Кровь гудела в ушах, заглушая все звуки. Мне казалось, я состоял на девяносто девять процентов из адреналина. Шляпа укоризненно смотрела на меня, и я думал, сейчас она скажет: «Ну ты и кретин!»
Что руководило мной в тот момент я понял гораздо, гораздо позже.
Остаток вечера я не смел повторить эту глупость. Начался аукцион, и все посетители начали усаживаться на скамейки. Плешецкая попрощалась с подругами, а те в свою очередь, чуть ли ни рады были от нее избавиться.
Я подождал, пока она отойдет от музея, чтобы выйти незамеченным, но ждать пришлось долго. Занималась гроза. Ветер раздувал ветви деревьев в разные стороны. Сверкали молнии. Дрожащими руками Плешецкая вытащила из сумки зажигалку и с трудом зажгла сигарету. Она стояла на серой улице, мимо неслись машины одна за одной. Прическа ее растрепалась, под глазами черные дуги отпечатавшейся на коже туши. Плакала она беззвучно, одними глазами, а лицо при этом было непроницаемо каменным. Словно она знала, что ей воткнут нож в спину, ждала этого и была согласна…
Стоя за дверью, я наблюдал, как постепенно с нее спадает маска. С каждой новой слезой появлялись эмоции — искривлялись губы, хмурились брови. В итоге ее грудная клетка неровно содрогнулась, Плешецкая закрыла руками глаза. Недокуренная сигарета упала на асфальт, продолжая медленно тлеть.
И наконец-то это чувство вырвалось из моего солнечного сплетения, и я понял, что это была жалость.
Настоящая и искренняя жалость.
Лика отпускала всю злость, обиду и несправедливость. Ей пришлось дождаться, когда мир позволит остаться одной, чтобы открыться и облегчить тяжелую ношу неприятных эмоций.

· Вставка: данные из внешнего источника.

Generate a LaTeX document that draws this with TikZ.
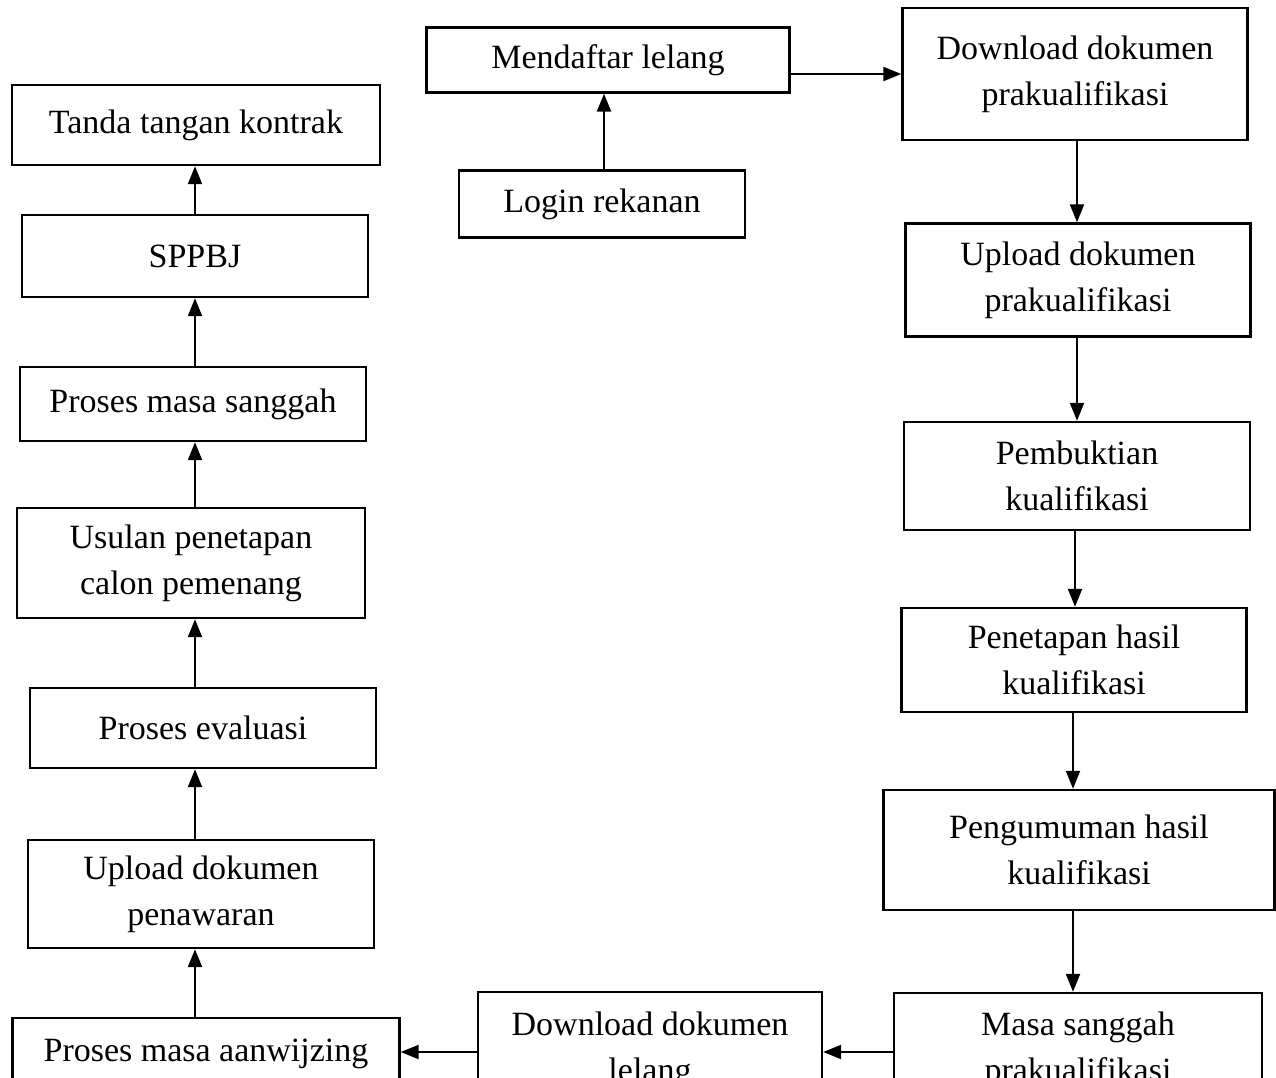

А когда этот запас иссяк, она глубоко вдохнула влажный воздух, вытерла слезы, и лицо снова застыло.
Подъехало такси, и Плешецкая села в него, как ни в чем не бывало.
Если бы я не стал убеждаться в том, что Плешецкая поехала домой, а не свернула куда-то по дороге, я бы не застал той жуткой сцены.
Еще на повороте к ее улице мне стоило развернуться, потому что ехать дальше смысла не было. Но я решил еще раз взглянуть на нее. Она забежала в дом, прикрываясь от дождя маленькой сумочкой. В гостиной горел свет. Двигаясь со скоростью десять километров в час, ничего не ожидая, я смотрел в окно. Плешецкая скинула каблуки, прошла в гостиную. С дивана встал Плешецкий. Между ними завязался короткий спор, и Плешецкий замахнулся, что было силы и ударил жену так, что не успела она ничего осознать, как уже оказалась на полу, прислонив руку к щеке. Платье ее неуклюже свернулось от падения, оголив шрам на плече.
Резко затормозив, я чуть не ударился лбом о руль. Плешецкий так и оставил ее на полу, а сам ушел.
Я смотрел на ее размазанную тушь под глазами, и понял, что это та самая женщина, сваливавшаяся мне на голову четыре месяца назад. Я не узнал ее, потому что помнил лишь силуэт и жуткий красный шрам на все плечо. Плешецкая носила закрытую одежду даже в жаркую погоду, и вот я понял причину. Мое сердце сжалось в тугой комок, и воздух в легких стал горячим, тяжелым и болезненным. Я вцепился ногтями в ладони с такой силой, что вязкая теплая кровь проступила на одной руке. Опомнившись, я ослабил хватку, и постарался отбросить все непрошенные чувства, затаившиеся в темном углу моей души.
Темном и мертвенно холодном.
Она еще долго лежала практически неподвижно, но в итоге нашла в себе силы встать. А я нашел в себе силы уехать.